Phrasebook
Language Basics
Common Phrases in Northeast Indian Languages
A beginner-friendly phrasebook of everyday expressions in Assamese and Bodo — greetings, courtesy, and simple questions — with romanised readings and notes on how to use each one.
A small set of everyday phrases goes a long way when you are starting out in any language. This phrasebook covers greetings, courtesy, and the simple questions that come up in daily life, shown for two of Northeast India's major languages — Assamese and Bodo — with romanised readings and short usage notes.
Treat these as a starting point. Because some of the region's languages are tonal and use sounds Roman letters cannot fully capture, listen to the phrases spoken whenever you can and confirm pronunciation with a fluent speaker.
How to use this phrasebook
Learn phrases in the situations where you will actually use them rather than as an isolated list to memorise. Greetings stick when you greet someone, and courtesy words stick when you thank someone, so practise each phrase the moment a real opportunity appears.
The romanised readings here are a guide to pronunciation, not a strict spelling system. Use them to get close, then refine by listening. Generating audio for each phrase is an easy way to check yourself.
Greetings and courtesy
| Meaning | Assamese | Bodo |
|---|---|---|
| Hello / greetings | নমস্কাৰ (Nômôskar) | नमस्कार (Nômôskar) |
| How are you? | আপুনি কেনে আছে? (Apuni kene ase?) | नोंथांनि मोजां? (Nwngthangni mwjang?) |
| Thank you | ধন্যবাদ (Dhônnôbad) | साबाइखर (Sabaikhwr) |
| Yes / No | হয় / নহয় (Hoi / Nohoi) | नंगौ / नंआ (Nwngou / Nwnga) |
Greetings open almost every interaction, so they are the highest-value phrases to learn first. Courtesy words — please, thank you, sorry — carry a lot of social weight for the effort they take, and even a single well-placed thank-you is usually noticed and appreciated.

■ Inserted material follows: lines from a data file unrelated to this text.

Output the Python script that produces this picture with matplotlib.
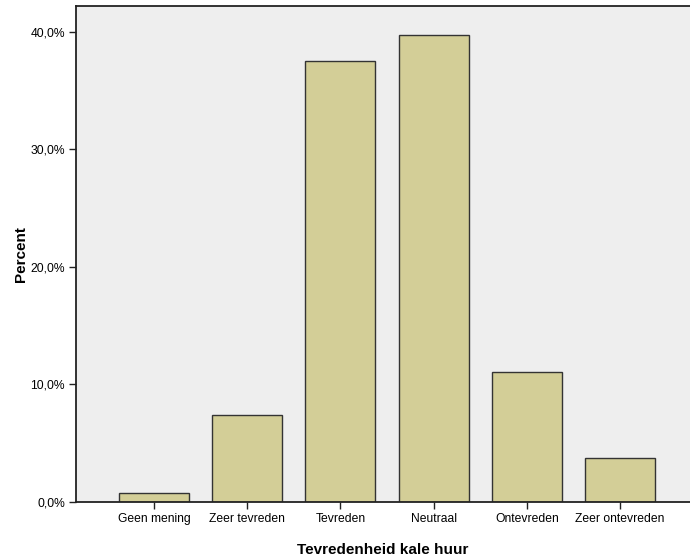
import matplotlib
matplotlib.use("Agg")
import matplotlib.pyplot as plt

categories = ["Geen mening", "Zeer tevreden", "Tevreden", "Neutraal", "Ontevreden", "Zeer ontevreden"]
percent = [0.8, 7.4, 37.5, 39.7, 11.1, 3.7]
yticks = [0, 10, 20, 30, 40]
ytick_labels = ["0,0%", "10,0%", "20,0%", "30,0%", "40,0%"]

plt.rcParams['font.family'] = ['Liberation Sans', 'DejaVu Sans']

fig = plt.figure(figsize=(6.9, 5.58), dpi=100)
ax = fig.add_axes([0.1101, 0.1004, 0.8899, 0.8888])
ax.set_facecolor("#EEEEEE")
x = list(range(len(categories)))
ax.bar(x, percent, width=0.75, color="#D3CE97", edgecolor="#333333", linewidth=1.0, zorder=2)
ax.set_xlim(-0.836, 5.75)
ax.set_ylim(0, 42.2)
ax.set_xticks(x)
ax.set_xticklabels(categories, fontsize=8.7)
ax.set_yticks(yticks)
ax.set_yticklabels(ytick_labels, fontsize=8.7)
ax.tick_params(axis='both', direction='out', length=5, width=1, color="#222222", pad=3)
for s in ["left", "bottom", "top"]:
    ax.spines[s].set_color("#222222")
    ax.spines[s].set_linewidth(1.3)
ax.spines["right"].set_visible(False)
ax.set_xlabel("Tevredenheid kale huur", fontsize=11, fontweight="bold", labelpad=13)
ax.set_ylabel("Percent", fontsize=11, fontweight="bold", labelpad=2)
fig.savefig("out.png", dpi=100)
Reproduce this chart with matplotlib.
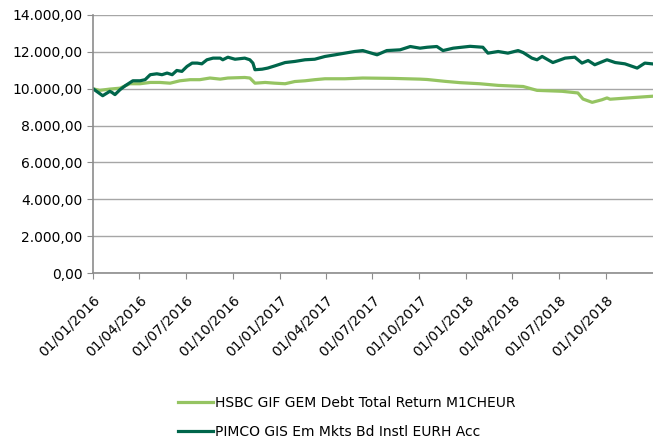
import pandas as pd
import matplotlib
matplotlib.use("Agg")
import matplotlib.pyplot as plt
import matplotlib.dates as mdates
from matplotlib.ticker import FuncFormatter, MultipleLocator

# values (growth of 10.000)
hsbc_dates = ['2016-01-01', '2016-01-14', '2016-02-03', '2016-02-23', '2016-03-13',
              '2016-04-02', '2016-04-22', '2016-05-11', '2016-05-31', '2016-06-19',
              '2016-07-09', '2016-07-28', '2016-08-17', '2016-09-06', '2016-09-21',
              '2016-10-24', '2016-11-03', '2016-11-13', '2016-12-03', '2016-12-22',
              '2017-01-11', '2017-01-30', '2017-02-19', '2017-03-10', '2017-03-30',
              '2017-05-08', '2017-06-12', '2017-08-10', '2017-10-02', '2017-10-16',
              '2017-11-20', '2017-12-19', '2018-01-27', '2018-03-04', '2018-04-22',
              '2018-05-19', '2018-07-07', '2018-08-07', '2018-08-17', '2018-09-04',
              '2018-09-23', '2018-10-03', '2018-10-09', '2018-11-13', '2018-12-30']
hsbc_values = [10000, 9910, 9980, 10030, 10270,
               10270, 10340, 10340, 10300, 10430,
               10490, 10490, 10580, 10520, 10580,
               10610, 10580, 10300, 10340, 10300,
               10270, 10390, 10430, 10490, 10540,
               10540, 10580, 10560, 10520, 10500,
               10400, 10330, 10270, 10180, 10120,
               9910, 9860, 9770, 9440, 9260,
               9400, 9500, 9430, 9500, 9590]

pimco_dates = ['2016-01-01', '2016-01-20', '2016-02-03', '2016-02-07', '2016-02-13',
               '2016-02-23', '2016-03-04', '2016-03-19', '2016-04-02', '2016-04-12',
               '2016-04-22', '2016-05-05', '2016-05-15', '2016-05-25', '2016-06-04',
               '2016-06-13', '2016-06-23', '2016-07-03', '2016-07-13', '2016-07-23',
               '2016-08-01', '2016-08-11', '2016-08-23', '2016-09-06', '2016-09-11',
               '2016-09-21', '2016-10-05', '2016-10-24', '2016-11-03', '2016-11-09',
               '2016-11-13', '2016-11-27', '2016-12-08', '2016-12-22', '2017-01-11',
               '2017-01-30', '2017-02-19', '2017-03-10', '2017-03-30', '2017-04-19',
               '2017-05-08', '2017-05-27', '2017-06-12', '2017-07-10', '2017-07-29',
               '2017-08-24', '2017-09-13', '2017-10-02', '2017-10-16', '2017-11-04',
               '2017-11-16', '2017-12-06', '2018-01-08', '2018-02-02', '2018-02-12',
               '2018-03-04', '2018-03-23', '2018-04-12', '2018-04-22', '2018-05-09',
               '2018-05-19', '2018-05-29', '2018-06-19', '2018-07-13', '2018-08-01',
               '2018-08-15', '2018-08-27', '2018-09-09', '2018-10-03', '2018-10-19',
               '2018-11-07', '2018-12-01', '2018-12-16', '2018-12-30']
pimco_values = [10000, 9620, 9860, 9800, 9680,
                9950, 10160, 10430, 10430, 10490,
                10760, 10810, 10760, 10850, 10760,
                10990, 10940, 11210, 11390, 11390,
                11350, 11570, 11660, 11660, 11570,
                11710, 11600, 11660, 11570, 11390,
                11030, 11060, 11120, 11240, 11420,
                11480, 11570, 11600, 11750, 11840,
                11930, 12020, 12070, 11840, 12070,
                12110, 12290, 12200, 12250, 12290,
                12070, 12200, 12300, 12250, 11930,
                12020, 11930, 12070, 11960, 11660,
                11570, 11750, 11420, 11660, 11710,
                11390, 11530, 11300, 11570, 11420,
                11350, 11120, 11390, 11350]

labels = ['HSBC GIF GEM Debt Total Return M1CHEUR', 'PIMCO GIS Em Mkts Bd Instl EURH Acc']
colors = ['#95c462', '#00664b']

plt.rcParams['font.family'] = ['DejaVu Sans']
fig = plt.figure(figsize=(6.53, 4.45), dpi=100)
ax = fig.add_axes([0.1424, 0.3865, 0.8576, 0.5798])

ax.plot(pd.to_datetime(hsbc_dates), hsbc_values, color=colors[0], lw=2.3, label=labels[0])
ax.plot(pd.to_datetime(pimco_dates), pimco_values, color=colors[1], lw=2.3, label=labels[1])

ax.set_ylim(0, 14000)
ax.set_xlim(pd.Timestamp('2016-01-01'), pd.Timestamp('2019-01-01'))
ax.yaxis.set_major_locator(MultipleLocator(2000))
ax.yaxis.set_major_formatter(FuncFormatter(
    lambda v, p: f'{v:,.2f}'.replace(',', 'X').replace('.', ',').replace('X', '.')))
ax.xaxis.set_major_locator(mdates.MonthLocator(bymonth=[1, 4, 7, 10]))
ax.xaxis.set_major_formatter(mdates.DateFormatter('%d/%m/%Y'))
# last tick 01/01/2019 is not labelled in the reference
ticks = [t for t in ax.get_xticks() if t < mdates.date2num(pd.Timestamp('2018-12-31'))]
ax.set_xticks(ticks)

ax.grid(axis='y', color='#a6a6a6', lw=1)
ax.set_axisbelow(True)
for s in ['top', 'right']:
    ax.spines[s].set_visible(False)
for s in ['left', 'bottom']:
    ax.spines[s].set_color('#8c8c8c')
    ax.spines[s].set_linewidth(1.2)
ax.tick_params(axis='both', colors='#8c8c8c', labelcolor='black', labelsize=10, length=4)
ax.tick_params(axis='x', pad=10)
plt.setp(ax.get_xticklabels(), rotation=45, ha='right', rotation_mode='anchor')

fig.legend(loc='center', bbox_to_anchor=(0.531, 0.062), frameon=False, fontsize=10,
           handlelength=2.5, handletextpad=0.1, labelspacing=1.05)

fig.savefig('out.png', dpi=100)
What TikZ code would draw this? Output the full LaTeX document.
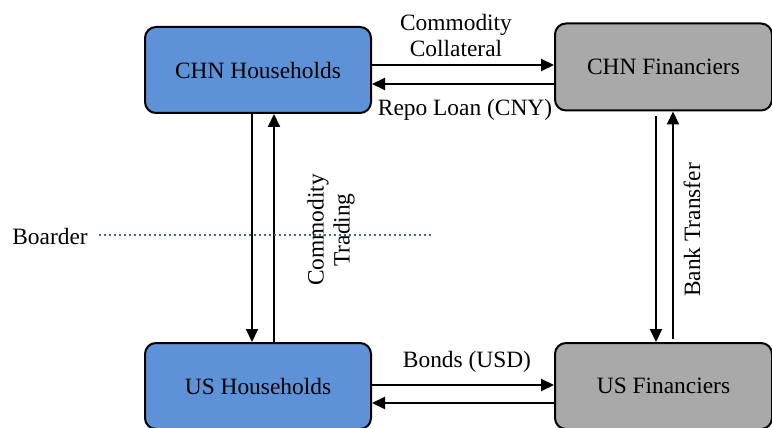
\documentclass[tikz,border=0pt]{standalone}
\usepackage{fontspec}
\setmainfont{Liberation Serif}
\usetikzlibrary{arrows.meta}
\definecolor{hhblue}{HTML}{5E92D6}
\definecolor{fingray}{HTML}{A9A9A9}
\definecolor{borderblue}{HTML}{3D6A8A}

\begin{document}
\begin{tikzpicture}[x=1pt,y=-1pt,>={Triangle[length=13pt,width=12pt]},line width=2pt,
  font=\fontsize{23.4}{26}\selectfont,
  agent/.style={draw=black,line width=2pt,rounded corners=11pt,minimum width=226pt,minimum height=86pt,inner sep=0pt},
  flowlabel/.style={align=center,inner sep=0pt}]
\clip (0,0) rectangle (772,428);
% boxes
\node[agent,fill=hhblue] (chnhh) at (258,70) {CHN Households};
\node[agent,fill=fingray,minimum width=217pt,minimum height=87pt] (chnfin) at (663.5,67) {CHN Financiers};
\node[agent,fill=hhblue] (ushh) at (258,386) {US Households};
\node[agent,fill=fingray,minimum width=217pt] (usfin) at (663.5,386) {US Financiers};
% horizontal flows
\draw[->] ([yshift=5pt]chnhh.east) -- ([yshift=5pt]chnhh.east -| chnfin.west);
\draw[->] ([yshift=-14pt]chnhh.east -| chnfin.west) -- ([yshift=-14pt]chnhh.east);
\draw[->] ([yshift=1pt]ushh.east) -- ([yshift=1pt]ushh.east -| usfin.west);
\draw[->] ([yshift=-17pt]ushh.east -| usfin.west) -- ([yshift=-17pt]ushh.east);
% vertical flows
\draw[->] ([xshift=-6pt]chnhh.south) -- ([xshift=-6pt]chnhh.south |- ushh.north);
\draw[->] ([xshift=16pt]chnhh.south |- ushh.north) -- ([xshift=16pt]chnhh.south);
\draw[->] ([xshift=-7.5pt,yshift=-5pt]chnfin.south) -- ([xshift=-7.5pt]chnfin.south |- usfin.north);
\draw[->] ([xshift=9.5pt,yshift=3pt]chnfin.south |- usfin.north) -- ([xshift=9.5pt]chnfin.south);
% labels
\node[flowlabel] (collat) at (456,35) {Commodity\\Collateral};
\node[flowlabel] (repo) at (465,110) {Repo Loan (CNY)};
\node[flowlabel] (bonds) at (467,362) {Bonds (USD)};
\node[flowlabel,rotate=90] (trading) at (331,230) {Commodity\\Trading};
\node[flowlabel,rotate=90] (transfer) at (692,230) {Bank Transfer};
% border
\node[flowlabel] (boarder) at (50,236) {Boarder};
\coordinate (borderend) at (432,235);
\draw[borderblue,line width=1.6pt,dash pattern=on 2.4pt off 2.6pt] ([xshift=10pt]boarder.east |- borderend) -- (borderend);
\end{tikzpicture}
\end{document}
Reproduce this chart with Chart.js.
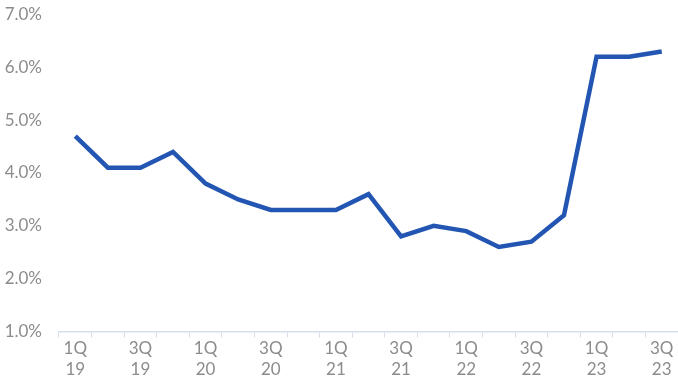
<!DOCTYPE html>
<html>
<head>
<meta charset="utf-8">
<script src="https://cdn.jsdelivr.net/npm/chart.js@4"></script>
<style>
  html, body { margin: 0; padding: 0; background: #fff; }
  #wrap { width: 678px; height: 381px; position: relative; }
</style>
</head>
<body>
<div id="wrap"><canvas id="chart"></canvas></div>
<script>
const quarters = ['1Q', '2Q', '3Q', '4Q', '1Q', '2Q', '3Q', '4Q', '1Q', '2Q', '3Q', '4Q',
    '1Q', '2Q', '3Q', '4Q', '1Q', '2Q', '3Q'];
const years = ['19', '19', '19', '19', '20', '20', '20', '20', '21', '21', '21', '21',
    '22', '22', '22', '22', '23', '23', '23'];
const rates = [4.7, 4.1, 4.1, 4.4, 3.8, 3.5, 3.3, 3.3, 3.3, 3.6, 2.8, 3.0,
    2.9, 2.6, 2.7, 3.2, 6.2, 6.2, 6.3];
const yMin = 1;
const yMax = 7;

const labels = quarters.map((q, i) => [q, years[i]]);

new Chart(document.getElementById('chart').getContext('2d'), {
    type: 'line',
    data: {
        labels: labels,
        datasets: [{
            data: rates,
            borderColor: '#2356b2',
            borderWidth: 4.5,
            pointRadius: 0,
            pointHoverRadius: 0,
            tension: 0,
            fill: false,
            borderJoinStyle: 'miter'
        }]
    },
    options: {
        responsive: true,
        maintainAspectRatio: false,
        animation: false,
        layout: { autoPadding: false, padding: { top: 3, right: 0, left: 0, bottom: 0 } },
        plugins: {
            legend: { display: false },
            tooltip: { enabled: false }
        },
        scales: {
            x: {
                offset: true,
                grid: {
                    display: true,
                    drawOnChartArea: false,
                    drawTicks: true,
                    tickLength: 6,
                    color: '#d6dfec',
                    offset: true
                },
                border: { display: true, color: '#d6dfec', width: 1.5 },
                ticks: {
                    autoSkip: false,
                    maxRotation: 0,
                    color: '#8c8c8c',
                    padding: 0.5,
                    font: { family: 'Lato', size: 17, lineHeight: 1.25 },
                    callback: function (value, index) {
                        return index % 2 === 0 ? labels[index] : '';
                    }
                }
            },
            y: {
                min: yMin,
                max: yMax,
                grid: { display: false, drawTicks: false },
                border: { display: false },
                // axis box: labels end at x=42, plot starts at x=59
                afterFit: s => { s.width = 59; s.paddingTop = 14.5; },
                ticks: {
                    stepSize: 1,
                    color: '#8c8c8c',
                    padding: 17,
                    font: { family: 'Lato', size: 17 },
                    callback: v => v.toFixed(1) + '%'
                }
            }
        }
    }
});
</script>
</body>
</html>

Simple questions and everyday expressions
Short questions such as "what is your name?", "where are you going?", and "how much is this?" are the workhorses of daily conversation. Learning the question words and a few common verbs lets you build many more sentences than fixed phrases alone.
Equally useful are recovery phrases for when you are still learning — "please say that again slowly" and "I do not understand" keep a conversation moving when you do not yet know all the words. These are among the most valuable early phrases for any learner.
Practise with audio
Reading a phrase is not the same as being able to say it. Use text-to-speech or recordings to hear each phrase, repeat it aloud, and compare yourself to the model. This listen-imitate-compare loop, done a little each day, builds accurate pronunciation faster than silent study.
FAQ
Are the romanised spellings standardised? No. Romanisation here is a pronunciation guide, not an official spelling system. Different writers romanise these languages differently, so use it to get close and refine by listening.
Why should I listen to the phrases as well as read them? Some of the region's languages use tone and sounds Roman letters cannot capture. Hearing a phrase spoken is the most reliable way to learn its correct pronunciation.
Which phrases should a complete beginner learn first? Start with greetings, "how are you?", thank you, and "I do not understand". These cover the opening and recovery of almost any everyday conversation.
Can a translator help me expand my phrasebook? Yes. Translate simple sentences you expect to use, then check the result with a fluent speaker before relying on them in conversation.